Despite leading recession1 indicators ‘flashing red’, Source believes the US economy still has momentum and equity-like assets are set to outperform.
Q3 this year will mark the 29th quarter of the current US economic expansion, which equates to the average length of all previous expansions since 1950. The length has been four to 69 quarters.2
However, there has only been a moderate recovery so far, with a total expansion of only 15.5% since the bottom of the previous recession. The average growth during previous expansions was 31.3%, with a range of 4.4% to 70.8%.2
Paul Jackson, Head of Research at Source, commented: “A sombre interpretation of our analysis is that the indicators are predicting a recession and, as the Fed has limited scope to loosen, it could be quite bad.
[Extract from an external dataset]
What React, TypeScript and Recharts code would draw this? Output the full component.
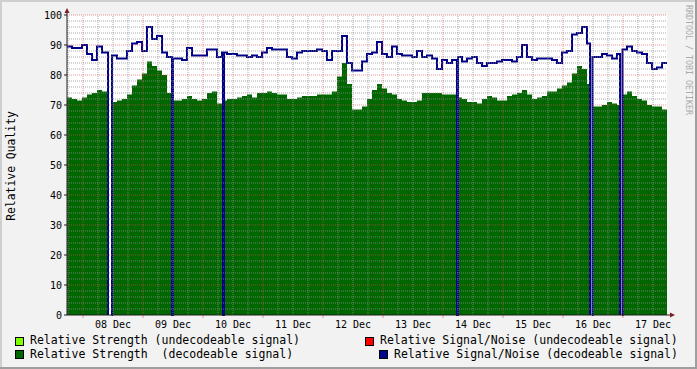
import React from 'react';
import { ComposedChart, Area, Line, XAxis, YAxis, ReferenceLine, CartesianGrid } from 'recharts';

// ---- time axis (hours since chart start, 07 Dec 05:36) ----
const SLOT_HOURS = 2;
const RANGE_HOURS = 240;
const dayLabels = ['08 Dec', '09 Dec', '10 Dec', '11 Dec', '12 Dec', '13 Dec', '14 Dec', '15 Dec', '16 Dec', '17 Dec'];
const dayTicks = [18.4, 42.4, 66.4, 90.4, 114.4, 138.4, 162.4, 186.4, 210.4, 234.4];
const majorTimeGrid = [6.4, 30.4, 54.4, 78.4, 102.4, 126.4, 150.4, 174.4, 198.4, 222.4];
const minorTimeGrid = [0.4, 12.4, 18.4, 24.4, 36.4, 42.4, 48.4, 60.4, 66.4, 72.4, 84.4, 90.4, 96.4, 108.4, 114.4, 120.4, 132.4, 138.4, 144.4, 156.4, 162.4, 168.4, 180.4, 186.4, 192.4, 204.4, 210.4, 216.4, 228.4, 234.4];
const valueTicks = [0, 10, 20, 30, 40, 50, 60, 70, 80, 90, 100];
const minorValueGrid = [2, 4, 6, 8, 12, 14, 16, 18, 22, 24, 26, 28, 32, 34, 36, 38, 42, 44, 46, 48, 52, 54, 56, 58, 62, 64, 66, 68, 72, 74, 76, 78, 82, 84, 86, 88, 92, 94, 96, 98];
const majorValueGrid = [10, 20, 30, 40, 50, 60, 70, 80, 90, 100];

// Relative Strength (decodeable signal), one value per 2-hour slot
const strength = [
  72.5, 72, 71.5, 72.5, 73.5, 74, 75, 74.5, 74.5, 71,
  71.5, 72, 73.5, 76.5, 78.5, 80.5, 84.5, 83, 81.5, 80,
  74, 71.5, 71.5, 72, 73, 72, 71.5, 72, 74, 74.5,
  70.5, 71.5, 72, 72, 72.5, 73, 73.5, 72.5, 74, 74,
  74.5, 74, 73.5, 73.5, 72, 72, 72.5, 73, 73, 73,
  73.5, 73.5, 73.5, 74.5, 79.5, 84, 77, 68.5, 68.5, 69.5,
  72, 75, 77, 75.5, 74, 73.5, 72, 71.5, 71, 71,
  71.5, 74, 74, 74, 74, 73.5, 73.5, 73.5, 72.5, 72,
  71, 71, 70.5, 72, 73, 72.5, 71.5, 71.5, 73, 73.5,
  74, 75, 73.5, 72, 72.5, 73, 74.5, 74.5, 75.5, 76.5,
  77.5, 80.5, 83, 82, 77, 69.5, 69.5, 70, 71, 70.5,
  70, 73.5, 74.5, 73, 72, 71.5, 70, 69.5, 69.5, 68.5,
];

// Relative Signal/Noise (decodeable signal)
const snr = [
  89.5, 89, 89, 90, 87, 85, 89.5, 87.5, 87.5, 86.5,
  85.5, 85.5, 88, 90.5, 91, 88, 96, 92, 93, 87.5,
  86, 85.5, 85.5, 85, 89, 86.5, 86.5, 86.5, 88.5, 88.5,
  86, 87.5, 87, 87, 86.5, 86.5, 86, 86.5, 86, 87.5,
  89, 88.5, 88.5, 88.5, 86, 85.5, 87.5, 88, 88, 88,
  88.5, 88, 85, 88, 88, 93, 84, 81.5, 81.5, 84.5,
  87, 87.5, 91, 87, 86, 89.5, 87, 86.5, 86.5, 86,
  88, 86, 86.5, 85.5, 82, 85, 84, 85, 86, 84.5,
  85.5, 86, 84, 83, 84, 84, 84.5, 85, 85, 84.5,
  86, 90, 86, 85, 85.5, 85.5, 85.5, 85, 84, 87.5,
  88, 93.5, 94, 96, 90.5, 86, 86, 87, 86.5, 85.5,
  87, 88.5, 89.5, 88, 87.5, 87, 84, 82, 82.5, 84,
];

// receiver outages [start hour, end hour]
const outages: [number, number][] = [[16.4, 18], [42, 42.4], [62.4, 62.8], [156, 156.4], [209.2, 210.2], [221.2, 222.2]];

type Pt = { t: number; s: number | null; n: number | null };
function buildData(): Pt[] {
  let pts: Pt[] = strength.map((s, i) => ({ t: i * SLOT_HOURS, s, n: snr[i] }));
  pts.push({ t: RANGE_HOURS, s: strength[strength.length - 1], n: snr[snr.length - 1] });
  for (const [a, b] of outages) {
    pts = pts.filter((p) => p.t < a || p.t >= b);
    const k = Math.min(Math.floor(b / SLOT_HOURS), strength.length - 1);
    pts.push({ t: a, s: 0, n: 0 });
    if (b - a > 0.6) {
      pts.push({ t: a + 0.2, s: null, n: null });
      pts.push({ t: b - 0.2, s: 0, n: 0 });
    }
    if (!pts.some((p) => p.t === b)) pts.push({ t: b, s: strength[k], n: snr[k] });
  }
  return pts.sort((p, q) => p.t - q.t);
}
const data = buildData();

const FONT = '"DejaVu Sans Mono", monospace';
const GRID_MINOR = 'rgba(143,143,143,0.75)';
const GRID_MAJOR = 'rgba(222,79,79,0.6)';
const AXIS = '#1f1f1f';
const ARROW = '#801f1f';
const GREEN = '#006600';
const NAVY = '#000088';

export default function App() {
  return (
    <div style={{ position: 'absolute', left: 0, top: 0, width: 697, height: 369, background: '#f2f2f2', overflow: 'hidden' }}>
      <ComposedChart width={697} height={369} data={data} margin={{ top: 15, right: 30, bottom: 24, left: 0 }}>
        <CartesianGrid fill="#ffffff" horizontal={false} vertical={false} stroke="none" />
        <XAxis
          dataKey="t"
          type="number"
          domain={[0, RANGE_HOURS]}
          ticks={dayTicks}
          interval={0}
          allowDataOverflow
          tickFormatter={(v: number) => dayLabels[dayTicks.indexOf(v)] ?? ''}
          tickLine={false}
          tickSize={4}
          tickMargin={2}
          height={30}
          axisLine={{ stroke: AXIS }}
          tick={{ fontFamily: FONT, fontSize: 10, fill: '#000' }}
        />
        <YAxis
          type="number"
          domain={[0, 100]}
          ticks={valueTicks}
          interval={0}
          width={67}
          tickSize={3}
          tickMargin={2}
          axisLine={{ stroke: AXIS }}
          tickLine={{ stroke: AXIS }}
          tick={{ fontFamily: FONT, fontSize: 10, fill: '#000' }}
        />
        <Area type="stepAfter" dataKey="s" fill={GREEN} fillOpacity={1} stroke="none" isAnimationActive={false} connectNulls={false} />
        <Line type="stepAfter" dataKey="n" stroke={NAVY} strokeWidth={2} dot={false} isAnimationActive={false} connectNulls={false} />
        {minorValueGrid.map((v) => (
          <ReferenceLine key={'hv' + v} y={v} stroke={GRID_MINOR} strokeDasharray="1 1" />
        ))}
        {minorTimeGrid.map((t) => (
          <ReferenceLine key={'vt' + t} x={t} stroke={GRID_MINOR} strokeDasharray="1 1" />
        ))}
        {majorValueGrid.map((v) => (
          <ReferenceLine key={'HV' + v} y={v} stroke={GRID_MAJOR} strokeDasharray="1 1" />
        ))}
        {majorTimeGrid.map((t) => (
          <ReferenceLine key={'VT' + t} x={t} stroke={GRID_MAJOR} strokeDasharray="1 1" />
        ))}
        {majorTimeGrid.map((t) => (
          <ReferenceLine key={'tk' + t} segment={[{ x: t, y: 0 }, { x: t, y: -1 }]} stroke={GRID_MAJOR} ifOverflow="visible" />
        ))}
      </ComposedChart>
      <svg width={697} height={369} style={{ position: 'absolute', left: 0, top: 0, pointerEvents: 'none' }}>
        {/* axis arrows */}
        <line x1={67} y1={15} x2={67} y2={12} stroke={AXIS} />
        <polygon points="64.5,13 69.5,13 67,8" fill={ARROW} />
        <line x1={667} y1={315} x2={671} y2={315} stroke={AXIS} />
        <polygon points="670,312.5 670,317.5 675,315" fill={ARROW} />
        {/* y title */}
        <text x={11} y={166} transform="rotate(-90 11 166)" textAnchor="middle" dominantBaseline="central" fontFamily={FONT} fontSize={11.4} fill="#000">
          Relative Quality
        </text>
        {/* watermark */}
        <text x={689} y={60} transform="rotate(90 689 60)" textAnchor="middle" dominantBaseline="central" fontFamily={FONT} fontSize={8.3} fill="#aaaaaa">
          RRDTOOL / TOBI OETIKER
        </text>
        {/* legend */}
        <rect x={15.5} y={337.5} width={8} height={8} fill="#80ff00" stroke="#000" />
        <text x={30} y={344} fontFamily={FONT} fontSize={11.5} fill="#000" style={{ whiteSpace: 'pre' }}>Relative Strength (undecodeable signal)</text>
        <rect x={365.5} y={337.5} width={8} height={8} fill="#ff0000" stroke="#000" />
        <text x={380} y={344} fontFamily={FONT} fontSize={11.5} fill="#000" style={{ whiteSpace: 'pre' }}>Relative Signal/Noise (undecodeable signal)</text>
        <rect x={15.5} y={350.5} width={8} height={8} fill={GREEN} stroke="#000" />
        <text x={30} y={358} fontFamily={FONT} fontSize={11.5} fill="#000" style={{ whiteSpace: 'pre' }}>Relative Strength  (decodeable signal)</text>
        <rect x={379.5} y={350.5} width={8} height={8} fill={NAVY} stroke="#000" />
        <text x={394} y={358} fontFamily={FONT} fontSize={11.5} fill="#000" style={{ whiteSpace: 'pre' }}>Relative Signal/Noise (decodeable signal)</text>
        {/* frame shading */}
        <line x1={0} y1={1} x2={697} y2={1} stroke="#cfcfcf" strokeWidth={2} />
        <line x1={1} y1={0} x2={1} y2={369} stroke="#cfcfcf" strokeWidth={2} />
        <line x1={0} y1={368} x2={697} y2={368} stroke="#9e9e9e" strokeWidth={2} />
        <line x1={696} y1={0} x2={696} y2={369} stroke="#9e9e9e" strokeWidth={2} />
      </svg>
    </div>
  );
}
In this case, treasuries and gold may be the only places to hide.
“But given it has been a gentle walk rather than a sprint, it is easy to imagine that the US economy retains some energy. The optimistic interpretation is that the recent weakening of stocks, profits and investment was associated with the weak growth of the last year, rather than with a classic recession.
“If that is the case, the fact that wage and price inflation is not excessive, that the Fed is tightening only very slowly and that the yield curve is far from negative gives some hope that this cycle will get a second wind over the coming quarters. If so, stocks will go higher.”
Source analysis shows weakening investment and declines in both US companies’ profits and the stockmarket have tended to precede the last eight recessions and all three have occurred over the last two years. However, they can also emit false signals. For example, stocks have produced 18 such signals since 1951 and profits have done so on 21 occasions and investment 22 times since 1950. Yet there have only been eight recessions over the same period.
However, when these indicators coincide their predictive track record is more consistent. The analysis shows there have been six occasions when all three measures were aligned and recessions followed on five of these occasions. The current situation is different in that the S&P 500 has not had two successive down quarters, although it has been close: the previous three quarters have yielded growth of just 0.9%, 0.8% and 1.4%.